On to the next article. "Architecture Astronauts Take Over", by Joel Spolsky on his Joel on Software blog, hits much closer to home in that his critique is of cloud computing applications remarkably similar to Skoot. His case study focuses on the various synchronization-on-the-web ventures of Ray Ozzie, the first of which is Groove (essentially Lotus Notes with peer-to-peer synchronization), and now the newly-released Windows Live Mesh (in his words "Groove, rewritten from scratch, one more time"). Spolsky sees no general use for these applications, terming Ozzie an "architecture astronaut": one who doesn't solve an actual problem, just attempts to solve something that, in theory, may solve a whole series of problems.
"...the fact that customers never asked for this feature and none of the earlier versions really took off as huge platforms doesn't stop him...this so called synchronization problem is just not an actual problem, it's a fun programming exercise that you're doing because it's just hard enough to be interesting but not so hard that you can't figure it out."Now, I respect a lot of what Joel has to say about software development, but I have to call him on this one. Granted, maybe just synchronizing some files to the web isn't a big deal, and maybe on it's own it's not the hardest problem in the world. But at the same time, people ultimately want to have access to their files, their information, their address book, etc., everywhere they go–on their work computer, their home computer, the public terminal at the library, etc. And guess what, that means that there needs to be some mechanism "in the cloud" (with the astronauts?) that facilitates this. It seems to me like implicit in him saying that they're trying to do something that "isn't so hard that they can't figure it out" is the notion that a truly useful is too hard, so why try to figure it out. People want applications that are enriched by the cloud, they just don't want to know when and how it's happening, and probably don't even want to be aware that "cloud computing" has anything to do with what they're doing.

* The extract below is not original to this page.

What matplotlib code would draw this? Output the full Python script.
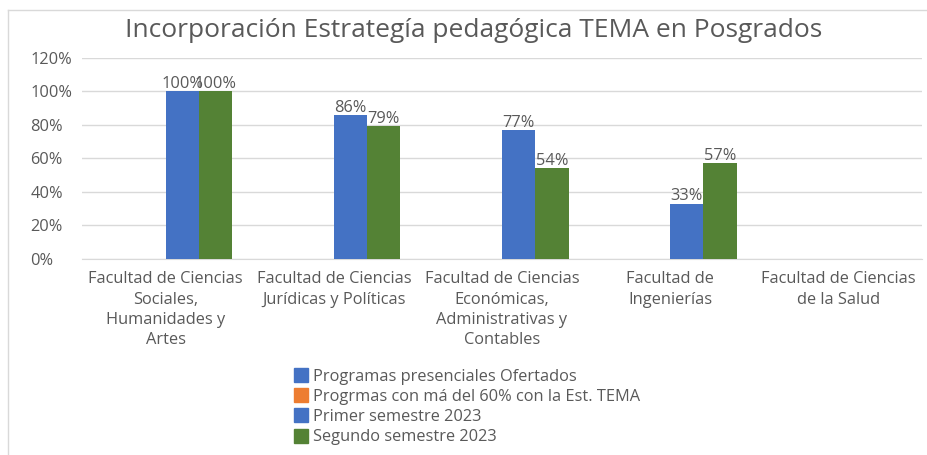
import numpy as np
import matplotlib
matplotlib.use("Agg")
import matplotlib.pyplot as plt
from matplotlib.lines import Line2D

plt.rcParams['font.family'] = ['Open Sans', 'DejaVu Sans']

# data
categorias = ["Facultad de Ciencias\nSociales,\nHumanidades y\nArtes",
              "Facultad de Ciencias\nJurídicas y Políticas",
              "Facultad de Ciencias\nEconómicas,\nAdministrativas y\nContables",
              "Facultad de\nIngenierías",
              "Facultad de Ciencias\nde la Salud"]
series = ["Programas presenciales Ofertados",
          "Progrmas con má del 60% con la Est. TEMA",
          "Primer semestre 2023",
          "Segundo semestre 2023"]
ofertados = [np.nan, np.nan, np.nan, np.nan, np.nan]
mas_60 = [np.nan, np.nan, np.nan, np.nan, np.nan]
primer_sem = [1.00, 0.86, 0.77, 0.33, np.nan]
segundo_sem = [1.00, 0.79, 0.54, 0.57, np.nan]
colores = ["#4472C4", "#ED7D31", "#4472C4", "#548235"]

gris = "#595959"
fs = 11.8

fig = plt.figure(figsize=(9.28, 4.55), dpi=100)
ax = fig.add_axes([0.088, 0.431, 0.906, 0.442])

x = np.arange(len(categorias))
w = 0.198
valores = [ofertados, mas_60, primer_sem, segundo_sem]
for k, (vals, col) in enumerate(zip(valores, colores)):
    pos = x + (k - 1.5) * w
    bars = ax.bar(pos, vals, width=w, color=col, zorder=3)
    if k >= 2:
        for b, v in zip(bars, vals):
            if not np.isnan(v):
                ax.text(b.get_x() + b.get_width() / 2, v - 0.005, f"{v:.0%}",
                        ha='center', va='bottom', fontsize=fs, color=gris, zorder=4)

ax.set_xlim(-0.5, len(categorias) - 0.5)
ax.set_ylim(0, 1.2)
ax.set_yticks(np.arange(0, 1.21, 0.2))
ax.set_yticklabels([f"{int(round(t*100))}%" for t in np.arange(0, 1.21, 0.2)])
ax.grid(axis='y', color='#d9d9d9', linewidth=1, zorder=0)
ax.set_xticks(x)
ax.set_xticklabels(categorias, fontsize=fs, color=gris, linespacing=1.36)
for s in ['top', 'right', 'left']:
    ax.spines[s].set_visible(False)
ax.spines['bottom'].set_color('#d9d9d9')
ax.tick_params(axis='both', length=0, colors=gris, labelsize=fs)
ax.tick_params(axis='x', pad=9)
ax.tick_params(axis='y', pad=37)
for lbl in ax.get_yticklabels():
    lbl.set_horizontalalignment('left')

fig.text(0.51, 0.934, "Incorporación Estrategía pedagógica TEMA en Posgrados",
         ha='center', va='center', fontsize=19, color=gris)

handles = [Line2D([], [], marker='s', linestyle='none', markersize=10,
                  markerfacecolor=c, markeredgecolor=c) for c in colores]
fig.legend(handles, series, loc='upper left', bbox_to_anchor=(0.308, 0.207),
           frameon=False, fontsize=fs, labelcolor=gris, handlelength=0.8,
           handletextpad=0.35, labelspacing=0.25, borderpad=0)

# light frame of the chart area
fig.add_artist(Line2D([8/928, 8/928], [0, 1 - 10/455], transform=fig.transFigure,
                      color='#d9d9d9', linewidth=1))
fig.add_artist(Line2D([8/928, 1], [1 - 10/455, 1 - 10/455], transform=fig.transFigure,
                      color='#d9d9d9', linewidth=1))

fig.savefig("out.png", dpi=100)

The vision of Topia is a world in which people plug their computer into the wall, can use their applications, and everything just works. If they have network connectivity, those applications will interact with the cloud to enhance the user experience, store data, etc. (And if they don't have network connectivity, such as on an airplane, they can still be productive.) But that's the core thing: network connectedness, while in some ways core to the full-functionality of the application, is invisible to the user.
Which is all very pie-in-the-sky, but that doesn't mean it isn't useful. And if Skoot, in offering a file storage/sharing application that can operate both online and offline, is one small step on Topia's way towards realizing this vision, then I hardly see it as just a trivial "programming exercise".